[start]
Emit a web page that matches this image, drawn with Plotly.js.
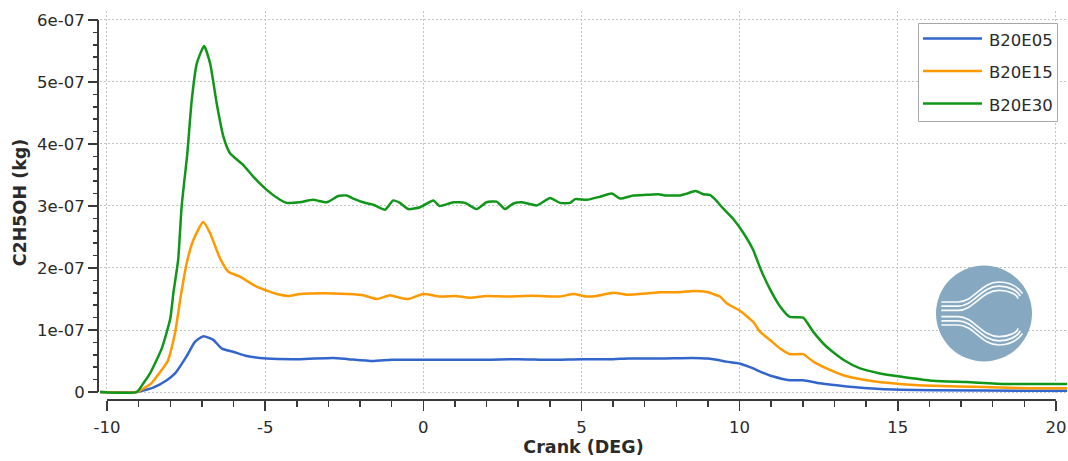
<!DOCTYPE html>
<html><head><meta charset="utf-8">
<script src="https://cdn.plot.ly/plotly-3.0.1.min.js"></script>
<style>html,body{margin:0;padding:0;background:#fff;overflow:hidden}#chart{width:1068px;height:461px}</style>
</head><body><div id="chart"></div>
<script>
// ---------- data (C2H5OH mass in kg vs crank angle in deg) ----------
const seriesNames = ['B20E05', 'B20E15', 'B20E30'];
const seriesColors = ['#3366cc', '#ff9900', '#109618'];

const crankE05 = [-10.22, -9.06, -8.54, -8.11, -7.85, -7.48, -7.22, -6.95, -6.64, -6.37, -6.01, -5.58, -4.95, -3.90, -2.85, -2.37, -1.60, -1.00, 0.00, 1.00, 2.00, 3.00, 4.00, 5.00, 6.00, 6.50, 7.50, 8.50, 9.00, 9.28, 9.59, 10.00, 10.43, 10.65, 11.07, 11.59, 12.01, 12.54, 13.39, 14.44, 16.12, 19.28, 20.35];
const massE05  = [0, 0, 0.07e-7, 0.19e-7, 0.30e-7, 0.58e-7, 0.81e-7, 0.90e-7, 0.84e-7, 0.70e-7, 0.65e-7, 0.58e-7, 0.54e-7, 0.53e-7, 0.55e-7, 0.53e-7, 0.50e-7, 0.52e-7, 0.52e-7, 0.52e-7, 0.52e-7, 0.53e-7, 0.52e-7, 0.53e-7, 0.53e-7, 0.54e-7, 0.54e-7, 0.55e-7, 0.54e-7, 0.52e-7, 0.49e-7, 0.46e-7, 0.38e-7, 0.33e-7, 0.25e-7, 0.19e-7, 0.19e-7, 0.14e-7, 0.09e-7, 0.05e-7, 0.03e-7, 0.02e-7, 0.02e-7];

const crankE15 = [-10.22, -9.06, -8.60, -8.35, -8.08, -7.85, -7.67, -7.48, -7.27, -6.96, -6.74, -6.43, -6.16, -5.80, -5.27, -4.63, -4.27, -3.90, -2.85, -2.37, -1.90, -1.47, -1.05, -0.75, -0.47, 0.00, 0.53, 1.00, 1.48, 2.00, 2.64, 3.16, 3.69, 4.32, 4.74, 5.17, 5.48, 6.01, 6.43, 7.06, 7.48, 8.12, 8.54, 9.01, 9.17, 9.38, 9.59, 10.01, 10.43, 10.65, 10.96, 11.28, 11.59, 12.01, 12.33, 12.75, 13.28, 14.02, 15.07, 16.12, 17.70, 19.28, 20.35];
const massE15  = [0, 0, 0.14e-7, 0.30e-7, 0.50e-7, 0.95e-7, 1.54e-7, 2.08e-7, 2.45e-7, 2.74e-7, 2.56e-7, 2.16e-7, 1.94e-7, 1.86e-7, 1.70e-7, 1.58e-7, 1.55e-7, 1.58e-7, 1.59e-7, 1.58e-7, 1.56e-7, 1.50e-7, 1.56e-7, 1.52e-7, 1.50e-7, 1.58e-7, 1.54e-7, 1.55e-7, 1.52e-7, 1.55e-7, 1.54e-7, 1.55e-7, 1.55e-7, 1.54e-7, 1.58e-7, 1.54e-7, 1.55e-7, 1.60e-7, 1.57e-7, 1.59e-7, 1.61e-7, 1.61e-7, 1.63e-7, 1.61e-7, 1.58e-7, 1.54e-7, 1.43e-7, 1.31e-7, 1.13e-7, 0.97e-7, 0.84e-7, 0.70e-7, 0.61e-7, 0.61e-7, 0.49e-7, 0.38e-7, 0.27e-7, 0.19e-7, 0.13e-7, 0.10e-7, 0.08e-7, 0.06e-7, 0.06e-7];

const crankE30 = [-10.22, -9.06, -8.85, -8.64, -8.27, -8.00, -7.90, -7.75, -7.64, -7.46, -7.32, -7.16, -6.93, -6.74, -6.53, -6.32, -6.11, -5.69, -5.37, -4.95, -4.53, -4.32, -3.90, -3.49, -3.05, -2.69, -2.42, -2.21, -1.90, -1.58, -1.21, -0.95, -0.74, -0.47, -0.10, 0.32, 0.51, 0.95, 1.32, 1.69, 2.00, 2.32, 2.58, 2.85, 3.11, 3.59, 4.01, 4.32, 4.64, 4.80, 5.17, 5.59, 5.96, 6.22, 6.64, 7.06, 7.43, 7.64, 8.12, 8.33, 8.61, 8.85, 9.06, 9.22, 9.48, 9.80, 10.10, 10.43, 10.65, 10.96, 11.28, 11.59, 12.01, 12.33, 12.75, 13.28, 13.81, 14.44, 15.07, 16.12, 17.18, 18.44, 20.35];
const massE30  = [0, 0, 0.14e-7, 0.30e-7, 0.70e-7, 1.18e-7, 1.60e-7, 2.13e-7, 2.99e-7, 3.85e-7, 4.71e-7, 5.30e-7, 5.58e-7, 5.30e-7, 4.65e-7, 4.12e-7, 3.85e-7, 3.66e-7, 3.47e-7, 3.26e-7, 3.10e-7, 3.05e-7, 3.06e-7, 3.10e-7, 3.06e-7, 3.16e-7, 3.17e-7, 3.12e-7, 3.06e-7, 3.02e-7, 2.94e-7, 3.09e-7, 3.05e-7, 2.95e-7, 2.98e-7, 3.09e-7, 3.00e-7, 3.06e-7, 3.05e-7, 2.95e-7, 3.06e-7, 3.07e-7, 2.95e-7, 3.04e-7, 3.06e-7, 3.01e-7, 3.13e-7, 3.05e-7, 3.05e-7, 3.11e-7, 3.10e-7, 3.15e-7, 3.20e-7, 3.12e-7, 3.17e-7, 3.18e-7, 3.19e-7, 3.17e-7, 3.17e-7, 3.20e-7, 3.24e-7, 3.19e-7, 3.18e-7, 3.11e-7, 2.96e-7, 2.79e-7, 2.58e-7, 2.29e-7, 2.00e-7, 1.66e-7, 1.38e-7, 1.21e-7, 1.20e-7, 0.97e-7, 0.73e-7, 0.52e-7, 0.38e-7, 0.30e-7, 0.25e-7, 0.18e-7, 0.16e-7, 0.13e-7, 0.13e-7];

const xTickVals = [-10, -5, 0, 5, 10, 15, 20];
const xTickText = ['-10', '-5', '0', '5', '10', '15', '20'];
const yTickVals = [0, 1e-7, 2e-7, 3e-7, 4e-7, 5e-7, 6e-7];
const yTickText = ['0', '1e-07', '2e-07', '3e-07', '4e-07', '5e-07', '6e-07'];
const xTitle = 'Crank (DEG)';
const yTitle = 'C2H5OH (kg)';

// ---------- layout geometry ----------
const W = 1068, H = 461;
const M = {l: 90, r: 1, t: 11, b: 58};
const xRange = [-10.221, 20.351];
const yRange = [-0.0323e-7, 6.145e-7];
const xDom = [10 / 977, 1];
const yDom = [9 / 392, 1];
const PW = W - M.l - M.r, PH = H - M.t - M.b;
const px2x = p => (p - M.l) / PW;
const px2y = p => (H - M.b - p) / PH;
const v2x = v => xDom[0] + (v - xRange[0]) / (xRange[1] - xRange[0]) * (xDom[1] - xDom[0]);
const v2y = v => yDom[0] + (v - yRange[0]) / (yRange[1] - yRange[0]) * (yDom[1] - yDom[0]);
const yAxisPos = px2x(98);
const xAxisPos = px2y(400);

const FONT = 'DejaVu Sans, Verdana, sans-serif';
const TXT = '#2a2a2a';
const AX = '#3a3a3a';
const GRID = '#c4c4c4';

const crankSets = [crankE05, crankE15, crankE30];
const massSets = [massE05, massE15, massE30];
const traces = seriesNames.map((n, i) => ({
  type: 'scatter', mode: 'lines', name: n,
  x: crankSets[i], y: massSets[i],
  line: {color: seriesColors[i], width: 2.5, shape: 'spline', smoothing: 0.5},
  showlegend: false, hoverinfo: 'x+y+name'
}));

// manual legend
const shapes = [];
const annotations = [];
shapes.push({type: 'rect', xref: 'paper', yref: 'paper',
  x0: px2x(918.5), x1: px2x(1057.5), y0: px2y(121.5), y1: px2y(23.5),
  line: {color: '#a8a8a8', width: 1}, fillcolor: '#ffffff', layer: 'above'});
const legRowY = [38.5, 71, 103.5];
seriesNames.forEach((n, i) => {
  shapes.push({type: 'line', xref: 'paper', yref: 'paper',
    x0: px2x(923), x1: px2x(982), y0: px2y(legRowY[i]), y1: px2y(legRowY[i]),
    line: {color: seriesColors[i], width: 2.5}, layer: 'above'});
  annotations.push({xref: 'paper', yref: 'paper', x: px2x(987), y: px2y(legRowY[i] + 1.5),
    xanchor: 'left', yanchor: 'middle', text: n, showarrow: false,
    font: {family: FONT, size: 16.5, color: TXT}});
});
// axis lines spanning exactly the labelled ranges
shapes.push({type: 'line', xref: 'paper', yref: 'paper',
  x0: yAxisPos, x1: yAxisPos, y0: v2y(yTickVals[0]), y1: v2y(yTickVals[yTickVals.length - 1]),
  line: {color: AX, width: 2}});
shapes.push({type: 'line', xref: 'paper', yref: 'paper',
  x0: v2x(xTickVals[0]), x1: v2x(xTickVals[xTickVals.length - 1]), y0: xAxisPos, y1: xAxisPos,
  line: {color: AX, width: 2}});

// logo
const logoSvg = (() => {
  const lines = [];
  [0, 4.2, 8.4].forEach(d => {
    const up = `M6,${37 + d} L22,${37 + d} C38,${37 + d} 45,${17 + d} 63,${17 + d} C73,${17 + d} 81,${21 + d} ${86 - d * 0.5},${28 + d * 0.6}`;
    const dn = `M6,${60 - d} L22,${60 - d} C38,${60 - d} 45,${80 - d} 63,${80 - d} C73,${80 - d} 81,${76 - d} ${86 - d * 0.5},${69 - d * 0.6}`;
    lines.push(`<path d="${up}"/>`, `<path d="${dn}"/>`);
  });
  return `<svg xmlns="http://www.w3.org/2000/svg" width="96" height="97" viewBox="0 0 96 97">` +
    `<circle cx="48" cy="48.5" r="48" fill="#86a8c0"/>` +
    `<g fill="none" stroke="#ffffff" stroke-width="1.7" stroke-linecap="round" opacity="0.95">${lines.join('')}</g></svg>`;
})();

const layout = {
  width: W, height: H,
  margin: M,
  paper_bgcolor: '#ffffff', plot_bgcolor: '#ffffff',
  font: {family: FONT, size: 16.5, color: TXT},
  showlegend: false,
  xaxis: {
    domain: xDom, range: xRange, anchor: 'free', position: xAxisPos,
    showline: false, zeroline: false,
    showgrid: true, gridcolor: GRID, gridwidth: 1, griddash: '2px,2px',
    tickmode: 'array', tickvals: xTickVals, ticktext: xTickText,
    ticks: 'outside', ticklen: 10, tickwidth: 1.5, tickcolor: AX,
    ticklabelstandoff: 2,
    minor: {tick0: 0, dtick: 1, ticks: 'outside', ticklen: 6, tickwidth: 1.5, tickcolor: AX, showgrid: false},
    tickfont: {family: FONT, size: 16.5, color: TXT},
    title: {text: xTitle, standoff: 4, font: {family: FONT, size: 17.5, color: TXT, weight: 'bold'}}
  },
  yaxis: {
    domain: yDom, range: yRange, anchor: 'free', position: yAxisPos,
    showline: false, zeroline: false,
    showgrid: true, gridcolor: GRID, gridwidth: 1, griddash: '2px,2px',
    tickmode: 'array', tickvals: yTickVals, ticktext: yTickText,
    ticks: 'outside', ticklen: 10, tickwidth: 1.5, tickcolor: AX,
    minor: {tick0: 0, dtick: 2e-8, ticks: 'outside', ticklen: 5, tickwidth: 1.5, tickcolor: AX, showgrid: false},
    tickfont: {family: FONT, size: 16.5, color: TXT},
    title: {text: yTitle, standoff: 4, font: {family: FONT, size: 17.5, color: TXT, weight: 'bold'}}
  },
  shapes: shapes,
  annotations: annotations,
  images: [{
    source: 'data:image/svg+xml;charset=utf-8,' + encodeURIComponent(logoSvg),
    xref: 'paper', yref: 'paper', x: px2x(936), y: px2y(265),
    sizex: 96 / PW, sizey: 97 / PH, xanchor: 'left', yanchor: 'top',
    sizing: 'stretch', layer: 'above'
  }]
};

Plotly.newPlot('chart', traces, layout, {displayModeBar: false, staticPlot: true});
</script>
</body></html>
[end]
• Given request
Each line from the top of the material through the line containing "const seriesColors = ['#3366cc', '#ff9900', '#109618'];" should be reproduced exactly; please drop any images.

• Expected output
Emit a web page that matches this image, drawn with Plotly.js.
<!DOCTYPE html>
<html><head><meta charset="utf-8">
<script src="https://cdn.plot.ly/plotly-3.0.1.min.js"></script>
<style>html,body{margin:0;padding:0;background:#fff;overflow:hidden}#chart{width:1068px;height:461px}</style>
</head><body><div id="chart"></div>
<script>
// ---------- data (C2H5OH mass in kg vs crank angle in deg) ----------
const seriesNames = ['B20E05', 'B20E15', 'B20E30'];
const seriesColors = ['#3366cc', '#ff9900', '#109618'];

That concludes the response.